Wednesday May 7 to Jul 30 ( 1:00 PM - 3:00 PM )
Coordinator: Stanton Zarrow
Co-coordinator: Bud Shapiro
Probably not since the Warren Court (or perhaps you have to go back to FDR's court packing plan of 1937) has the Supreme Court occupied so much space in the political landscape. This SDG will try to figure out how this happened by examining the decisions handed down by the Court and the opinions supporting their decisions, covering a broad range of issues. Those issues will include reproductive rights, voting rights, presidential immunity, affirmative action, the attack on the administrative state and the increasing deference the Court gives to the free exercise of religion over the anti-establishment of religion clauses of the 1st Amendment.
Wednesday May 7 to Jun 18 ( 1:00 PM - 3:00 PM )
Coordinator: Barry Allwright and Mary Allwright
Co-coordinator: Barry Allwright and Mary Allwright
Hilary Mantel’s historical novel Wolf Hall, about the brilliant and wily Thomas Cromwell, won the prestigious Man Booker Prize, the National Book Critics Award and currently holds the number 3 position on the New York Times list of the 100 Best Books of the 21st Century.
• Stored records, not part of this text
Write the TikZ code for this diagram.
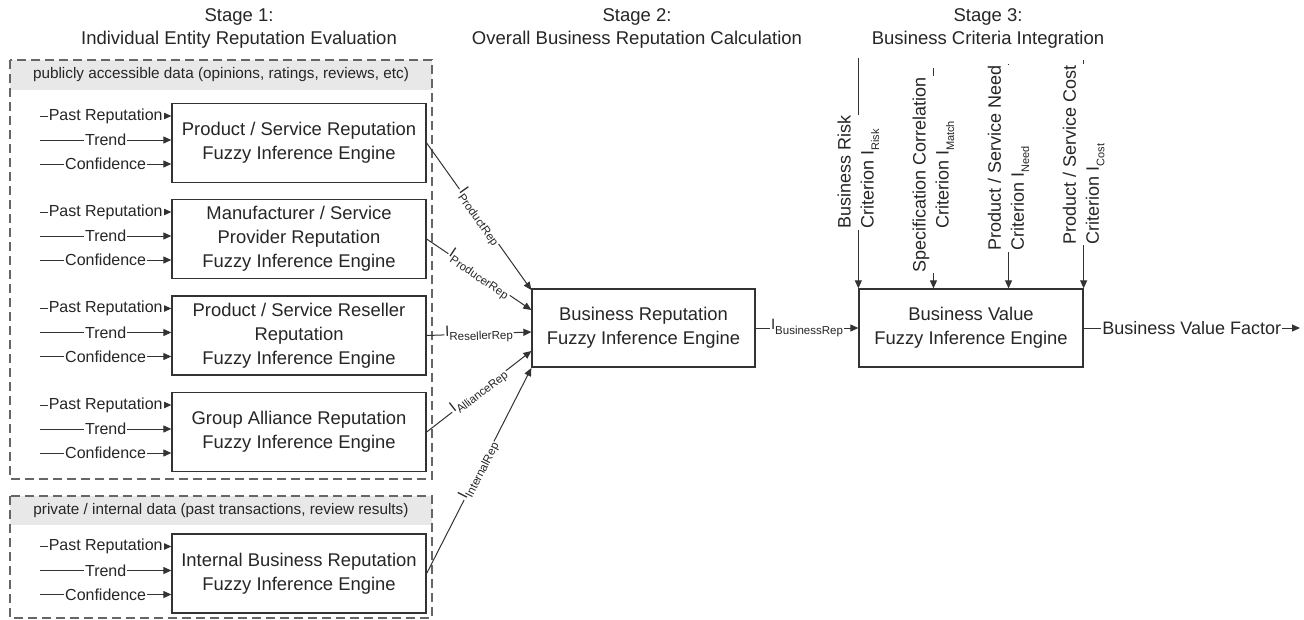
\documentclass[tikz,border=0pt]{standalone}
\usepackage{fontspec}
\setmainfont{Liberation Sans}
\usetikzlibrary{arrows.meta}
\newcommand{\isub}[2]{#1\raisebox{-0.3em}{\fontsize{11.5}{12}\selectfont #2}}
\newcommand{\csub}[2]{#1\raisebox{-0.3em}{\fontsize{11}{12}\selectfont #2}}
\begin{document}
\begin{tikzpicture}[x=1pt,y=-1pt,
 every node/.style={text=black!85},
 engine/.style={draw=black!80, line width=1.3pt, fill=white, minimum width=254pt, minimum height=79pt, inner sep=0pt, align=center, font=\fontsize{18.4}{24}\selectfont},
 arr/.style={draw=black!80, line width=1pt, -{Triangle[length=8pt,width=7pt]}},
 lab/.style={fill=white, inner sep=1pt, font=\fontsize{16}{18}\selectfont},
 elab/.style={fill=white, inner sep=1pt, font=\fontsize{15}{16}\selectfont},
 crit/.style={fill=white, inner sep=1pt, rotate=90, font=\fontsize{18}{23}\selectfont},
 dashbox/.style={draw=black!60, line width=1.2pt, dash pattern=on 9pt off 5pt},
 band/.style={fill=black!9},
 bandtext/.style={font=\fontsize{15.3}{17}\selectfont},
 head/.style={align=center, font=\fontsize{18.5}{23}\selectfont}]
\useasboundingbox[fill=white] (0,0) rectangle (1304,619);

% headings
\node[head] (h1) at (239,28.5) {Stage 1:\\Individual Entity Reputation Evaluation};
\node[head] (h2) at (637,28.5) {Stage 2:\\Overall Business Reputation Calculation};
\node[head] (h3) at (988,28.5) {Stage 3:\\Business Criteria Integration};

% data groups
\fill[band] (10,60) rectangle (432,90);
\node[bandtext] (g1) at (221,75) {publicly accessible data (opinions, ratings, reviews, etc)};
\draw[dashbox] (10,60) rectangle (432,479);
\fill[band] (10,496) rectangle (432,525);
\node[bandtext] (g2) at (221,511) {private / internal data (past transactions, review results)};
\draw[dashbox] (10,496) rectangle (432,618);

% engines
\node[engine] (b1) at (299,143) {Product / Service Reputation\\Fuzzy Inference Engine};
\node[engine] (b2) at (299,239) {Manufacturer / Service\\Provider Reputation\\Fuzzy Inference Engine};
\node[engine] (b3) at (299,335.5) {Product / Service Reseller\\Reputation\\Fuzzy Inference Engine};
\node[engine] (b4) at (299,432) {Group Alliance Reputation\\Fuzzy Inference Engine};
\node[engine] (b5) at (299,573.5) {Internal Business Reputation\\Fuzzy Inference Engine};

\coordinate (L) at (40,0);
\foreach \n in {b1,b2,b3,b4,b5}{
  \coordinate (\n-pr) at ([yshift=27pt]\n.west);
  \coordinate (\n-tr) at ([yshift=3pt]\n.west);
  \coordinate (\n-cf) at ([yshift=-21pt]\n.west);
  \draw[arr] (L |- \n-pr) -- node[lab]{Past Reputation} (\n-pr);
  \draw[arr] (L |- \n-tr) -- node[lab]{Trend} (\n-tr);
  \draw[arr] (L |- \n-cf) -- node[lab]{Confidence} (\n-cf);
}

% business reputation engine
\node[engine, minimum width=223pt, minimum height=78pt] (m) at (643.5,328) {Business Reputation\\Fuzzy Inference Engine};
\coordinate (m1) at ([yshift=38pt]m.west);
\coordinate (m2) at ([yshift=18pt]m.west);
\coordinate (m3) at ([yshift=-4pt]m.west);
\coordinate (m4) at ([yshift=-23pt]m.west);
\coordinate (m5) at ([yshift=-40pt]m.west);
\draw[arr] (b1.east) -- node[elab, sloped]{\isub{I}{ProductRep}} (m1);
\draw[arr] (b2.east) -- node[elab, sloped]{\isub{I}{ProducerRep}} (m2);
\draw[arr] (b3.east) -- node[elab, sloped]{\isub{I}{ResellerRep}} (m3);
\draw[arr] (b4.east) -- node[elab, sloped]{\isub{I}{AllianceRep}} (m4);
\draw[arr] (b5.east) -- node[elab, sloped]{\isub{I}{InternalRep}} (m5);

% business value engine
\node[engine, minimum width=224pt, minimum height=78pt] (r) at (971,328) {Business Value\\Fuzzy Inference Engine};
\draw[arr] (m.east) -- node[elab]{\isub{I}{BusinessRep}} (r.west);

\path (r.north west) -- (r.north east) coordinate[pos=1/3] (c2b) coordinate[pos=2/3] (c3b);
\coordinate (c1) at (r.north west |- 0,58);
\coordinate (c2) at (c2b |- 0,68);
\coordinate (c3) at (c3b |- 0,64);
\coordinate (c4) at (r.north east |- 0,60);
\draw[arr] (c1) -- node[crit, align=left, pos=0.495]{Business Risk\\Criterion \csub{I}{Risk}} (c1 |- r.north);
\draw[arr] (c2) -- node[crit, align=center, pos=0.485]{Specification Correlation\\Criterion \csub{I}{Match}} (c2b);
\draw[arr] (c3) -- node[crit, align=left, pos=0.42]{Product / Service Need\\Criterion \csub{I}{Need}} (c3b);
\draw[arr] (c4) -- node[crit, align=left, pos=0.415]{Product / Service Cost\\Criterion \csub{I}{Cost}} (c4 |- r.north);

\coordinate (out) at (1300,328);
\draw[arr] (r.east) -- node[lab, font=\fontsize{18}{20}\selectfont]{Business Value Factor} (out);
\end{tikzpicture}
\end{document}
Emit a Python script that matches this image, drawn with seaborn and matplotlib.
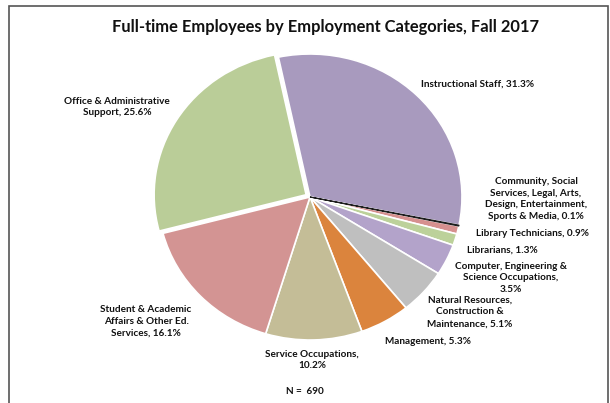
import matplotlib
matplotlib.use('Agg')
import matplotlib.pyplot as plt
import seaborn as sns
from matplotlib.patches import Rectangle

# data (clockwise from the top)
categories = ['Instructional Staff',
              'Community, Social\nServices, Legal, Arts,\nDesign, Entertainment,\nSports & Media',
              'Library Technicians', 'Librarians',
              'Computer, Engineering &\nScience Occupations,\n',
              'Natural Resources,\nConstruction &\nMaintenance',
              'Management', 'Service Occupations,\n',
              'Student & Academic\nAffairs & Other Ed.\nServices',
              'Office & Administrative\nSupport']
shares = [31.3, 0.1, 0.9, 1.3, 3.5, 5.1, 5.3, 10.2, 16.1, 25.6]
colors = ['#A89ABE', '#1E1E1E', '#D6908F', '#BCD19A', '#B3A3CA',
          '#BFBFBF', '#DB843D', '#C4BD97', '#D39493', '#BACD98']
n_total = 690

# label positions in pixels (x centre, y centre of block)
label_pos = [(478, 84), (536, 199), (532, 233), (502, 250), (511, 278),
             (470, 312), (428, 341), (312, 360), (146, 321), (117, 107)]

sns.set_theme(style='white')
plt.rcParams['font.family'] = ['Lato', 'DejaVu Sans']

W, H = 610, 403
fig = plt.figure(figsize=(W / 100, H / 100), dpi=100)

# pie area: centre (310,197), rx 152, ry 143
ax = fig.add_axes([158 / W, 1 - (54 + 286) / H, 304 / W, 286 / H])
explode = [0] * len(shares)
explode[-1] = 0.03
wedges, _ = ax.pie(shares, colors=sns.color_palette(colors), startangle=102,
                   counterclock=False, explode=explode,
                   wedgeprops=dict(edgecolor='white', linewidth=1.2))
wedges[1].set_edgecolor('#1E1E1E')
wedges[1].set_linewidth(0.8)
wedges[1].set_zorder(5)
ax.set_aspect('auto')
ax.set_xlim(-1, 1)
ax.set_ylim(-1, 1)
ax.axis('off')

for cat, val, (px, py) in zip(categories, shares, label_pos):
    txt = cat + ('' if cat.endswith('\n') else ', ') + f'{val}%'
    fig.text(px / W, 1 - py / H, txt, ha='center', va='center',
             fontsize=7.2, fontweight='bold', linespacing=1.4, color='#111111')

fig.text(326 / W, 1 - 27 / H, 'Full-time Employees by Employment Categories, Fall 2017',
         ha='center', va='center', fontsize=11.9, fontweight='bold', color='#111111')
fig.text(305 / W, 1 - 392 / H, f'N =  {n_total}', ha='center', va='center',
         fontsize=7.2, fontweight='bold', color='#111111')

# outer frame
fig.patches.append(Rectangle((8.5 / W, -0.1), 599 / W, 1.1 - 5.5 / H,
                             transform=fig.transFigure, fill=False,
                             edgecolor='#555555', linewidth=1.2))

fig.savefig('out.png', dpi=100)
When adapted as a BBC miniseries and shown over PBS it won the Peabody Award and the Golden Globe for Best Television Limited Series. When adapted by the Royal Shakespeare Company for the stage it was nominated for 5 Olivier Awards including Best Play and upon transferring to Broadway it garnered 11 Tony Nominations including Best Play. This clearly shows that this is a highly compelling tale both savored, respected and enjoyed by all.
Wolf Hall is a sympathetic fictionalized biography documenting the rapid rise to power of Thomas Cromwell from a teenager fleeing an abusive father to the accomplished fixer / power broker to Cardinal Woolsey and ultimately to King Henry VIII. It is a vivid and masterly told tale of the complex machinations and back room dealings of a complex man, who must serve Church, King and Country while dealing with deadly political intrigue and Henry VIII’s obsession with protecting the Tudor dynasty with a male heir. Add to this a tempestuous relationship with Anne Boleyn and the religious upheavals of the Protestant reformation and you have a thrilling gallop through early 15th Century England that will keep you mesmerized from beginning to end.
We will cap off our SDG with a viewing and discussion of the film A Man for all Seasons. This film was the winner of 6 Academy Awards including Best Picture, Best Director, Best Actor and Best Screenplay and presents a somewhat alternative portrait of the Thomas Cromwell of Ms. Mantel's novel.